▶ What you will do
Determine the count of lines holding the string "matplotlib". Return only the number.
-- Begin Source data --
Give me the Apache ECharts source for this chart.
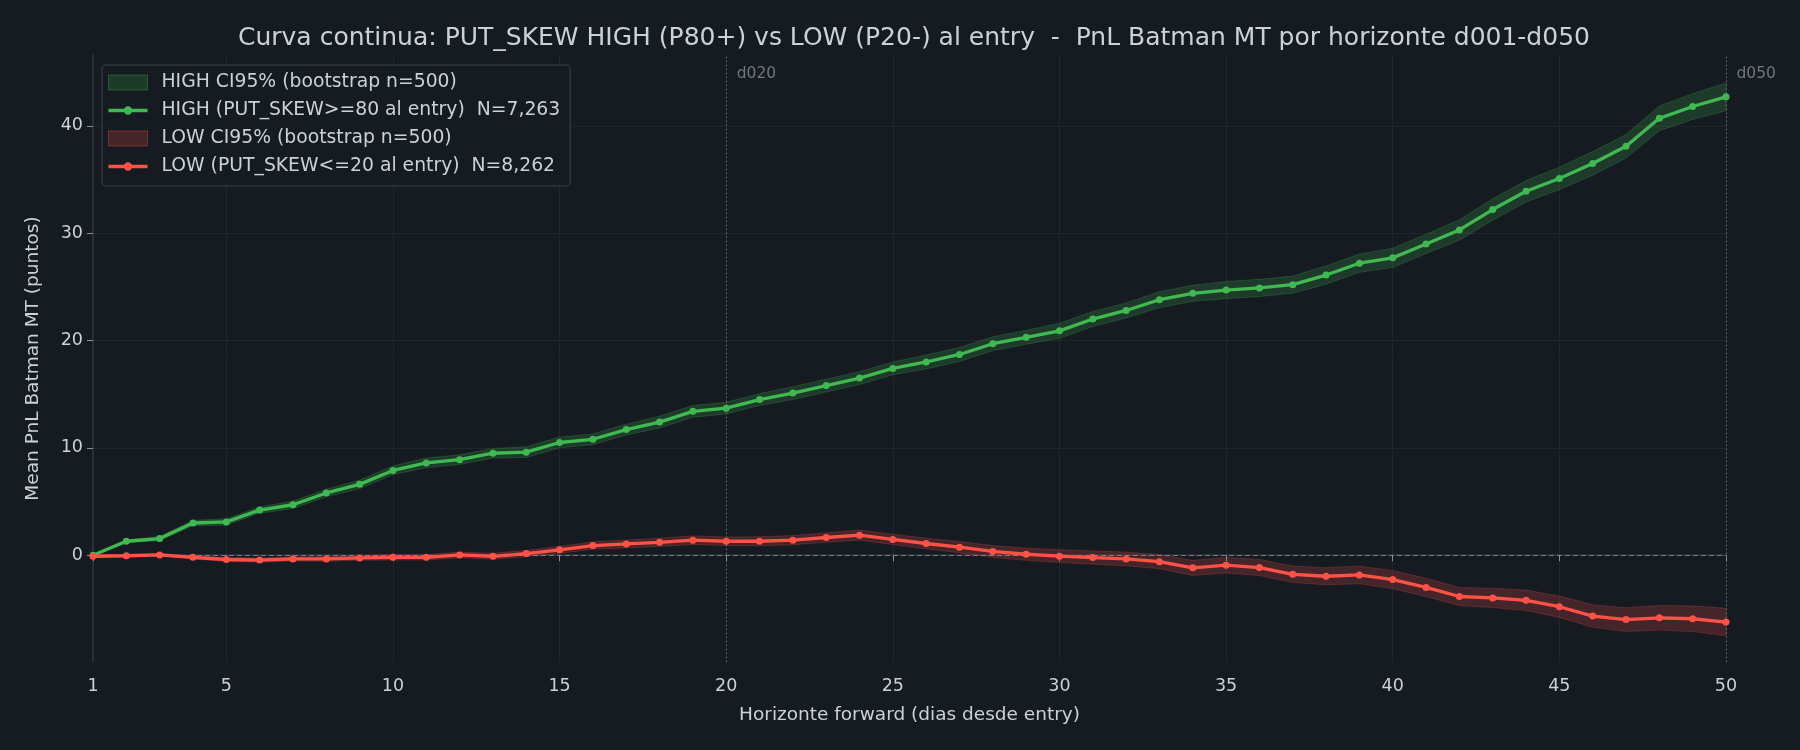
<!DOCTYPE html>
<html>
<head>
<meta charset="utf-8">
<title>PUT_SKEW HIGH vs LOW</title>
<script src="https://cdn.jsdelivr.net/npm/echarts@6/dist/echarts.min.js"></script>
<style>
  html, body { margin: 0; padding: 0; background: #161b22; }
  #chart { width: 1800px; height: 750px; }
</style>
</head>
<body>
<div id="chart"></div>
<script>
// horizonte (dias desde entry)
var days = [1, 2, 3, 4, 5, 6, 7, 8, 9, 10,
  11, 12, 13, 14, 15, 16, 17, 18, 19, 20,
  21, 22, 23, 24, 25, 26, 27, 28, 29, 30,
  31, 32, 33, 34, 35, 36, 37, 38, 39, 40,
  41, 42, 43, 44, 45, 46, 47, 48, 49, 50];

var xTicks = [1, 5, 10, 15, 20, 25, 30, 35, 40, 45, 50];
var yTicks = [0, 10, 20, 30, 40];

// HIGH (PUT_SKEW >= 80)
var highMean = [0.0, 1.3, 1.55, 3.0, 3.1, 4.2, 4.7, 5.8, 6.6, 7.9,
  8.6, 8.9, 9.5, 9.6, 10.5, 10.8, 11.7, 12.4, 13.4, 13.7,
  14.5, 15.1, 15.8, 16.5, 17.4, 18.0, 18.7, 19.7, 20.3, 20.9,
  22.0, 22.8, 23.8, 24.4, 24.7, 24.9, 25.2, 26.1, 27.2, 27.7,
  29.0, 30.3, 32.2, 33.9, 35.1, 36.5, 38.1, 40.7, 41.8, 42.7];
var highLo = [0.0, 1.15, 1.35, 2.75, 2.8, 3.9, 4.35, 5.45, 6.2, 7.5,
  8.15, 8.45, 9.05, 9.1, 10.0, 10.3, 11.2, 11.85, 12.85, 13.15,
  13.95, 14.5, 15.2, 15.9, 16.8, 17.35, 18.05, 19.05, 19.65, 20.2,
  21.3, 22.1, 23.05, 23.65, 23.9, 24.1, 24.4, 25.25, 26.35, 26.8,
  28.1, 29.35, 31.2, 32.9, 34.05, 35.4, 37.0, 39.55, 40.6, 41.4];
var highHi = [0.0, 1.45, 1.75, 3.25, 3.4, 4.5, 5.05, 6.15, 7.0, 8.3,
  9.05, 9.35, 9.95, 10.1, 11.0, 11.3, 12.2, 12.95, 13.95, 14.25,
  15.05, 15.7, 16.4, 17.1, 18.0, 18.65, 19.35, 20.35, 20.95, 21.6,
  22.7, 23.5, 24.55, 25.15, 25.5, 25.7, 26.0, 26.95, 28.05, 28.6,
  29.9, 31.25, 33.2, 34.9, 36.15, 37.6, 39.2, 41.85, 43.0, 44.0];

// LOW (PUT_SKEW <= 20)
var lowMean = [-0.1, -0.05, 0.03, -0.2, -0.4, -0.45, -0.35, -0.35, -0.25, -0.2,
  -0.2, 0.03, -0.1, 0.15, 0.5, 0.9, 1.05, 1.2, 1.4, 1.3,
  1.3, 1.4, 1.65, 1.87, 1.47, 1.09, 0.75, 0.35, 0.09, -0.09,
  -0.22, -0.35, -0.6, -1.18, -0.93, -1.15, -1.78, -1.96, -1.84, -2.27,
  -3.0, -3.85, -3.98, -4.2, -4.8, -5.67, -6.0, -5.83, -5.92, -6.23];
var lowLo = [-0.15, -0.15, -0.09, -0.35, -0.58, -0.65, -0.55, -0.57, -0.47, -0.45,
  -0.45, -0.24, -0.38, -0.15, 0.18, 0.55, 0.69, 0.82, 1.0, 0.9,
  0.88, 0.97, 1.2, 1.4, 0.99, 0.59, 0.23, -0.2, -0.48, -0.69,
  -0.84, -0.99, -1.26, -1.88, -1.65, -1.9, -2.55, -2.76, -2.66, -3.12,
  -3.85, -4.7, -4.88, -5.15, -5.8, -6.72, -7.1, -6.98, -7.12, -7.51];
var lowHi = [-0.05, 0.05, 0.15, -0.05, -0.22, -0.25, -0.15, -0.13, -0.03, 0.05,
  0.05, 0.3, 0.18, 0.45, 0.82, 1.25, 1.41, 1.58, 1.8, 1.7,
  1.72, 1.83, 2.1, 2.34, 1.95, 1.59, 1.27, 0.9, 0.66, 0.51,
  0.4, 0.29, 0.06, -0.48, -0.21, -0.4, -1.01, -1.16, -1.02, -1.42,
  -2.15, -3.0, -3.08, -3.25, -3.8, -4.62, -4.9, -4.68, -4.72, -4.95];

var GREEN = '#3fb950';
var RED = '#ff5247';
var TXT = '#c9d1d9';
var FONT = 'DejaVu Sans';

var nameHighCI = 'HIGH CI95% (bootstrap n=500)';
var nameHigh = 'HIGH (PUT_SKEW>=80 al entry)  N=7,263';
var nameLowCI = 'LOW CI95% (bootstrap n=500)';
var nameLow = 'LOW (PUT_SKEW<=20 al entry)  N=8,262';

// icono de leyenda: linea gruesa con marcador en el centro
var lineIcon = 'path://M0,5.7 L39,5.7 L39,9.3 L0,9.3 Z M15.3,7.5 A4.2,4.2 0 1 1 23.7,7.5 A4.2,4.2 0 1 1 15.3,7.5 Z';

function pairs(xs, ys) {
  var out = [];
  for (var i = 0; i < xs.length; ++i) out.push([xs[i], ys[i]]);
  return out;
}

function bandData(lo, hi) {
  var out = [];
  for (var i = 0; i < days.length; ++i) out.push([days[i], lo[i], hi[i]]);
  return out;
}

// banda CI como un poligono (upper ida, lower vuelta)
function bandRenderer(lo, hi, fill, stroke) {
  return function (params, api) {
    if (params.dataIndex !== 0) return null;
    var pts = [];
    for (var i = 0; i < days.length; ++i) pts.push(api.coord([days[i], hi[i]]));
    for (var j = days.length - 1; j >= 0; --j) pts.push(api.coord([days[j], lo[j]]));
    return {
      type: 'polygon',
      shape: { points: pts },
      style: { fill: fill, stroke: stroke, lineWidth: 1 }
    };
  };
}

var myChart = echarts.init(document.getElementById('chart'));

var option = {
  backgroundColor: '#161b22',
  animation: false,
  textStyle: { fontFamily: FONT },
  title: {
    text: 'Curva continua: PUT_SKEW HIGH (P80+) vs LOW (P20-) al entry  -  PnL Batman MT por horizonte d001-d050',
    left: 233,
    top: 21,
    textStyle: { color: TXT, fontSize: 25, fontWeight: 'normal', fontFamily: FONT }
  },
  legend: {
    orient: 'vertical',
    left: 102,
    top: 65,
    padding: [7, 10, 9, 6],
    itemGap: 7,
    itemWidth: 39,
    itemHeight: 15,
    backgroundColor: '#161b22',
    borderColor: '#30363d',
    borderWidth: 1.5,
    borderRadius: 4,
    textStyle: { color: TXT, fontSize: 18.8, lineHeight: 21, fontFamily: FONT, padding: [0, 0, 0, 9] },
    data: [
      { name: nameHighCI, icon: 'rect',
        itemStyle: { color: 'rgba(63,185,80,0.2)', borderColor: 'rgba(63,185,80,0.35)', borderWidth: 1 } },
      { name: nameHigh, icon: lineIcon, itemStyle: { color: GREEN } },
      { name: nameLowCI, icon: 'rect',
        itemStyle: { color: 'rgba(255,82,71,0.2)', borderColor: 'rgba(255,82,71,0.35)', borderWidth: 1 } },
      { name: nameLow, icon: lineIcon, itemStyle: { color: RED } }
    ]
  },
  grid: { left: 93, right: 74, top: 55, bottom: 88, containLabel: false },
  xAxis: {
    type: 'value',
    min: 1,
    max: 50,
    name: 'Horizonte forward (dias desde entry)',
    nameLocation: 'middle',
    nameGap: 44,
    nameTextStyle: { color: TXT, fontSize: 18.5, fontFamily: FONT },
    axisLine: { show: true, lineStyle: { color: '#30363d', width: 1.5 } },
    axisTick: { show: true, length: 6, customValues: xTicks, lineStyle: { color: '#8b949e' } },
    axisLabel: { customValues: xTicks, color: TXT, fontSize: 17.5, margin: 15, fontFamily: FONT },
    splitLine: { show: true, lineStyle: { color: '#21262d', width: 1 } }
  },
  yAxis: {
    type: 'value',
    min: -9.95,
    max: 46.6,
    name: 'Mean PnL Batman MT (puntos)',
    nameLocation: 'middle',
    nameGap: 50,
    nameTextStyle: { color: TXT, fontSize: 18.5, fontFamily: FONT },
    axisLine: { show: true, lineStyle: { color: '#30363d', width: 1.5 } },
    axisTick: { show: true, length: 6, customValues: yTicks, lineStyle: { color: '#8b949e' } },
    axisLabel: { customValues: yTicks, color: TXT, fontSize: 17.5, margin: 10, fontFamily: FONT },
    splitLine: { show: true, lineStyle: { color: '#21262d', width: 1 } }
  },
  series: [
    {
      name: nameHighCI,
      type: 'custom',
      z: 1,
      silent: true,
      itemStyle: { color: 'rgba(63,185,80,0.2)' },
      encode: { x: 0, y: [1, 2] },
      data: bandData(highLo, highHi),
      renderItem: bandRenderer(highLo, highHi, 'rgba(63,185,80,0.2)', 'rgba(63,185,80,0.22)')
    },
    {
      name: nameHigh,
      type: 'line',
      z: 4,
      data: pairs(days, highMean),
      symbol: 'circle',
      symbolSize: 7,
      color: GREEN,
      lineStyle: { color: GREEN, width: 3.3 },
      itemStyle: { color: GREEN },
      markLine: {
        silent: true,
        symbol: ['none', 'none'],
        label: { show: false },
        data: [
          { yAxis: 0, lineStyle: { type: [5, 3], color: '#8b949e', width: 1, opacity: 0.75 } },
          { xAxis: 20, lineStyle: { type: [1.5, 2.5], color: '#6e7681', width: 1, opacity: 0.9 } },
          { xAxis: 50, lineStyle: { type: [1.5, 2.5], color: '#6e7681', width: 1, opacity: 0.9 } }
        ]
      },
      markPoint: {
        silent: true,
        symbol: 'rect',
        symbolSize: [1, 1],
        itemStyle: { color: 'rgba(0,0,0,0)' },
        label: {
          show: true,
          position: 'right',
          distance: 10,
          formatter: '{b}',
          color: '#6e7681',
          fontSize: 15.5,
          fontFamily: FONT
        },
        data: [
          { name: 'd020', coord: [20, 44.8] },
          { name: 'd050', coord: [50, 44.8] }
        ]
      }
    },
    {
      name: nameLowCI,
      type: 'custom',
      z: 2,
      silent: true,
      itemStyle: { color: 'rgba(255,82,71,0.2)' },
      encode: { x: 0, y: [1, 2] },
      data: bandData(lowLo, lowHi),
      renderItem: bandRenderer(lowLo, lowHi, 'rgba(255,82,71,0.2)', 'rgba(255,82,71,0.22)')
    },
    {
      name: nameLow,
      type: 'line',
      z: 5,
      data: pairs(days, lowMean),
      symbol: 'circle',
      symbolSize: 7,
      color: RED,
      lineStyle: { color: RED, width: 3.3 },
      itemStyle: { color: RED }
    }
  ]
};

myChart.setOption(option);
</script>
</body>
</html>
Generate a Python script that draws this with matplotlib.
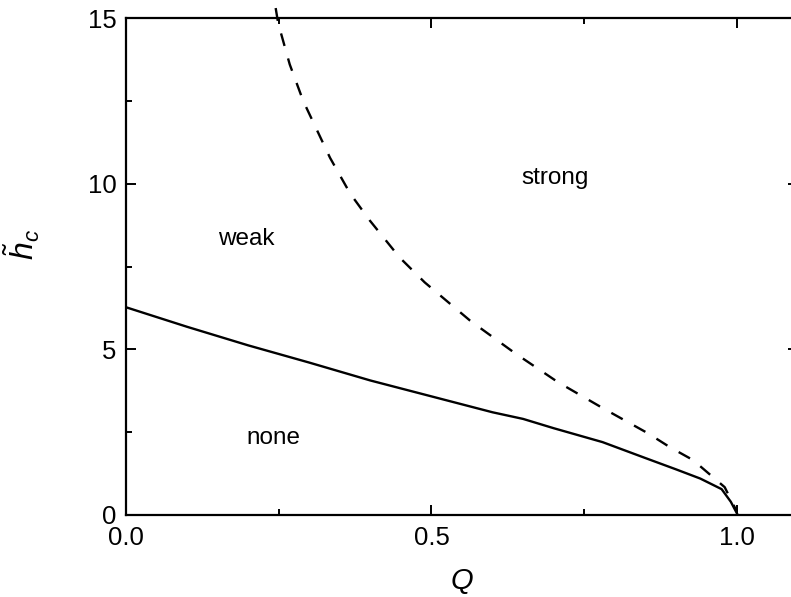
import matplotlib
matplotlib.use("Agg")
import matplotlib.pyplot as plt
from matplotlib.ticker import MultipleLocator, FormatStrFormatter

plt.rcParams["font.family"] = ["Liberation Sans", "DejaVu Sans"]
plt.rcParams["mathtext.fontset"] = "custom"
plt.rcParams["mathtext.rm"] = "Liberation Sans"
plt.rcParams["mathtext.it"] = "Liberation Sans:italic"

# Lower boundary (none / weak)
q_lower = [0.0, 0.1, 0.2, 0.3, 0.4, 0.5, 0.6, 0.65, 0.7, 0.78, 0.85, 0.9, 0.94, 0.975, 0.99, 1.0]
h_lower = [6.27, 5.68, 5.12, 4.6, 4.06, 3.58, 3.1, 2.9, 2.62, 2.2, 1.72, 1.38, 1.1, 0.78, 0.4, 0.05]

# Upper boundary (weak / strong)
q_upper = [0.245, 0.249, 0.268, 0.29, 0.313, 0.334, 0.367, 0.399, 0.448, 0.489,
           0.563, 0.637, 0.707, 0.781, 0.854, 0.89, 0.928, 0.961, 0.98, 1.0]
h_upper = [15.3, 14.85, 13.6, 12.5, 11.6, 10.78, 9.7, 8.89, 7.77, 7.02,
           5.87, 4.88, 4.01, 3.22, 2.47, 2.05, 1.66, 1.14, 0.84, 0.1]

region_names = ["weak", "strong", "none"]
region_q = [0.197, 0.702, 0.242]
region_h = [8.34, 10.18, 2.32]

fig = plt.figure(figsize=(7.91, 5.97), dpi=100)
ax = fig.add_axes([126 / 791, 82 / 597, (798 - 126) / 791, (515 - 18) / 597])

ax.plot(q_lower, h_lower, color="black", lw=1.7)
ax.plot(q_upper, h_upper, color="black", lw=1.7, linestyle=(0, (5.5, 5.5)), clip_on=False)

for name, q, h in zip(region_names, region_q, region_h):
    ax.text(q, h, name, ha="center", va="center", fontsize=17.5)

ax.set_xlim(0, 1.1)
ax.set_ylim(0, 15)
ax.xaxis.set_major_locator(MultipleLocator(0.5))
ax.xaxis.set_minor_locator(MultipleLocator(0.25))
ax.yaxis.set_major_locator(MultipleLocator(5))
ax.yaxis.set_minor_locator(MultipleLocator(2.5))
ax.xaxis.set_major_formatter(FormatStrFormatter("%.1f"))
ax.yaxis.set_major_formatter(FormatStrFormatter("%d"))

ax.tick_params(which="both", direction="in", top=True, right=True, width=1.4)
ax.tick_params(which="major", length=7.5, labelsize=18.5)
ax.tick_params(axis="x", which="major", pad=8)
ax.tick_params(axis="y", which="major", pad=7)
ax.tick_params(which="minor", length=4.5)
for s in ax.spines.values():
    s.set_linewidth(1.6)

ax.set_xlabel(r"$Q$", fontsize=21, labelpad=12)
ax.set_ylabel(r"$\tilde{h}_c$", fontsize=23, labelpad=22)
ax.yaxis.set_label_coords(-0.125, 0.545)

fig.savefig("out.png", dpi=100)
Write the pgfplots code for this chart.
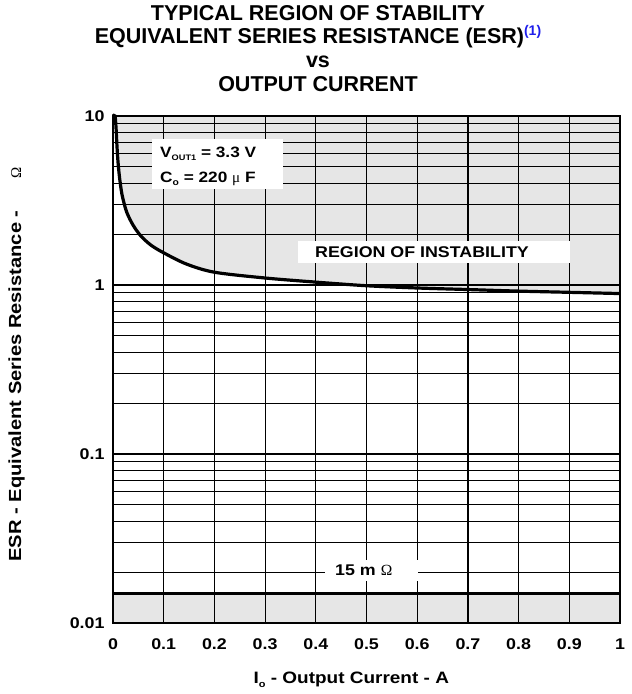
\documentclass[border=0pt]{standalone}
\usepackage{pgfplots}
\usepackage{pgfplotstable}
\pgfplotsset{compat=1.18}
\usepackage{fontspec}
\setmainfont{Liberation Sans}
\newfontfamily\wf[FakeStretch=1.15]{Liberation Sans}
\newfontfamily\serif{Liberation Serif}
\definecolor{regiongray}{RGB}{230,230,230}
\definecolor{refblue}{RGB}{30,30,235}

\pgfplotstableread{
x y
0.000 10
0.004 10
0.006 8.5
0.008 6.5
0.010 5.3
0.013 4.3
0.018 3.4
0.027 2.7
0.040 2.25
0.055 1.95
0.075 1.72
0.100 1.55
0.145 1.33
0.200 1.19
0.300 1.10
0.400 1.04
0.500 0.99
0.600 0.96
0.700 0.94
0.800 0.92
0.900 0.905
1.000 0.89
}\curvedata

\pgfplotstableread{
x y
0.000 10
0.004 10
0.006 8.5
0.008 6.5
0.010 5.3
0.013 4.3
0.018 3.4
0.027 2.7
0.040 2.25
0.055 1.95
0.075 1.72
0.100 1.55
0.145 1.33
0.200 1.19
0.300 1.10
0.400 1.04
0.500 0.99
0.600 0.96
0.700 0.94
0.800 0.92
0.900 0.905
1.000 0.89
1.000 10
}\filldata

\begin{document}
\begin{tikzpicture}
\begin{axis}[
  set layers, axis on top,
  at={(0,0)}, anchor=south west,
  scale only axis, width=507bp, height=507bp,
  xmin=0, xmax=1, ymin=0.01, ymax=10, ymode=log,
  xtick={0,0.1,0.2,0.3,0.4,0.5,0.6,0.7,0.8,0.9,1},
  xticklabels={0,0.1,0.2,0.3,0.4,0.5,0.6,0.7,0.8,0.9,1},
  ytick={0.01,0.1,1,10},
  yticklabels={0.01,0.1,1,10},
  minor ytick={0.02,0.03,0.04,0.05,0.06,0.07,0.08,0.09,0.2,0.3,0.4,0.5,0.6,0.7,0.8,0.9,2,3,4,5,6,7,8,9},
  grid=both,
  major grid style={black, line width=1.2bp},
  minor grid style={black, line width=1bp},
  major tick length=0pt, minor tick length=0pt,
  axis line style={line width=2.6bp},
  tick label style={font=\wf\fontsize{15.5bp}{18bp}\selectfont\bfseries},
  xticklabel style={yshift=-12bp},
  yticklabel style={xshift=-5bp},
  label style={font=\wf\fontsize{16.5bp}{19bp}\selectfont\bfseries},
  xlabel={I\raisebox{-3.5bp}{\fontsize{9.5bp}{10bp}\selectfont o} - Output Current - A},
  ylabel={\fontsize{17.5bp}{20bp}\selectfont ESR - Equivalent Series Resistance -\hspace{32bp}{\serif\mdseries\fontsize{15bp}{18bp}\selectfont Ω}},
  xlabel style={at={(axis description cs:0.47,-0.112)}, anchor=center},
  ylabel style={at={(axis description cs:-0.19,0.51)}, anchor=center},
]
\addplot[fill=regiongray, draw=none] table[x=x,y=y] {\filldata};
\addplot[fill=regiongray, draw=none] coordinates {(0,0.01) (1,0.01) (1,0.015) (0,0.015)};
\addplot[black, line width=3.2bp, smooth, on layer=axis foreground] table[x=x,y=y] {\curvedata};
\addplot[black, line width=3.2bp, on layer=axis foreground] coordinates {(0,0.015) (1,0.015)};
\end{axis}
% title
\node[anchor=base, font=\fontsize{21.5bp}{24bp}\selectfont\bfseries] at (205bp,602bp) {TYPICAL REGION OF STABILITY};
\node[anchor=base, font=\fontsize{21.5bp}{24bp}\selectfont\bfseries] at (205bp,579bp) {EQUIVALENT SERIES RESISTANCE (ESR)\raisebox{8bp}{\fontsize{14bp}{16bp}\selectfont\color{refblue}(1)}};
\node[anchor=base, font=\fontsize{21.5bp}{24bp}\selectfont\bfseries] at (205bp,555bp) {vs};
\node[anchor=base, font=\fontsize{21.5bp}{24bp}\selectfont\bfseries] at (205bp,531bp) {OUTPUT CURRENT};
% annotation boxes
\begin{pgfonlayer}{axis foreground}
\fill[white] (39bp,434bp) rectangle (170bp,484bp);
\node[anchor=base west, inner sep=0pt, font=\wf\fontsize{15bp}{18bp}\selectfont\bfseries] at (47bp,465bp) {V\raisebox{-3bp}{\fontsize{8bp}{9bp}\selectfont OUT1} = 3.3 V};
\node[anchor=base west, inner sep=0pt, font=\wf\fontsize{15bp}{18bp}\selectfont\bfseries] at (47bp,440bp) {C\raisebox{-3bp}{\fontsize{9bp}{10bp}\selectfont o} = 220 {\serif\mdseries μ} F};
\fill[white] (185bp,360bp) rectangle (457bp,382bp);
\node[anchor=base west, inner sep=0pt, font=\wf\fontsize{15.5bp}{18bp}\selectfont\bfseries] at (202bp,365bp) {REGION OF INSTABILITY};
\fill[white] (212bp,42bp) rectangle (305bp,63bp);
\node[anchor=base west, inner sep=0pt, font=\wf\fontsize{15.5bp}{18bp}\selectfont\bfseries] at (222bp,47bp) {15 m {\serif\mdseries Ω}};
\end{pgfonlayer}
\pgfresetboundingbox
\path[use as bounding box] (-113bp,-71bp) rectangle (519bp,623bp);
\end{tikzpicture}
\end{document}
-- End Source data --
▶ Answer to the problem
5